*WORK REQUIRED*: Check each line for the string "chart", then give only how many lines have it.

*MATERIAL*:

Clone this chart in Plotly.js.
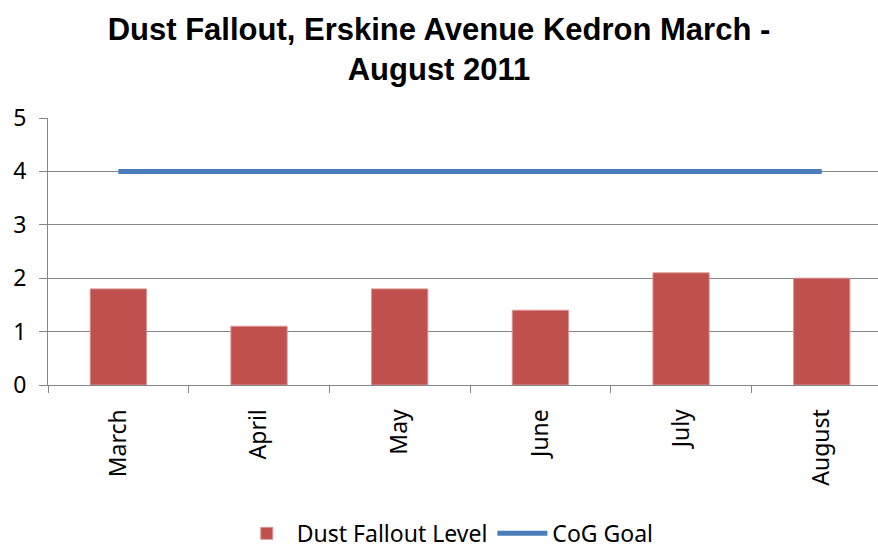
<!DOCTYPE html>
<html><head><meta charset="utf-8">
<script src="https://cdn.plot.ly/plotly-3.0.1.min.js"></script>
<style>html,body{margin:0;padding:0;background:#fff}#chart{width:878px;height:551px}</style>
</head><body><div id="chart"></div>
<script>
const months = ["March","April","May","June","July","August"];
const dustLevel = [1.8, 1.1, 1.8, 1.4, 2.1, 2.0];
const cogGoal = [4, 4, 4, 4, 4, 4];
const yTicks = [0,1,2,3,4,5];

const tickFont = {family:"Noto Sans, Open Sans, sans-serif", size:23, color:"#000"};
const data = [
  {type:"bar", name:"Dust Fallout Level", x:months, y:dustLevel,
   marker:{color:"#c0504d", line:{color:"#d99694", width:1}}},
  {type:"scatter", mode:"lines", name:"CoG Goal", x:months, y:cogGoal,
   line:{color:"#4a7ebb", width:5}}
];
const layout = {
  width:878, height:551,
  margin:{l:48, r:0, t:118, b:166},
  paper_bgcolor:"#fff", plot_bgcolor:"#fff",
  title:{text:"Dust Fallout, Erskine Avenue Kedron March -<br>August 2011",
    font:{family:"Liberation Sans, Arial, sans-serif", size:31, color:"#000", weight:"bold"},
    x:0.5, xanchor:"center", y:0.928, yanchor:"top", yref:"container"},
  bargap:0.6,
  xaxis:{type:"category", range:[-0.5,5.4], tickangle:-90, tickson:"boundaries",
    ticks:"outside", ticklen:7, tickcolor:"#868686", tickwidth:1,
    showline:true, linecolor:"#868686", linewidth:1, showgrid:false,
    tickfont:tickFont, ticklabelstandoff:14, fixedrange:true},
  yaxis:{range:[0,5], tickvals:yTicks, ticks:"outside", ticklen:8, tickcolor:"#868686",
    showline:true, linecolor:"#868686", linewidth:1, showgrid:true, gridcolor:"#868686",
    gridwidth:1, zeroline:false, tickfont:tickFont, ticklabelstandoff:8, fixedrange:true},
  showlegend:true,
  legend:{orientation:"h", x:0.51, xanchor:"center", xref:"container", y:0.032, yanchor:"middle",
    yref:"container", font:tickFont, itemwidth:50, traceorder:"normal"}
};
Plotly.newPlot("chart", data, layout, {displayModeBar:false, staticPlot:true});
</script></body></html>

*TASK RESULT*: 4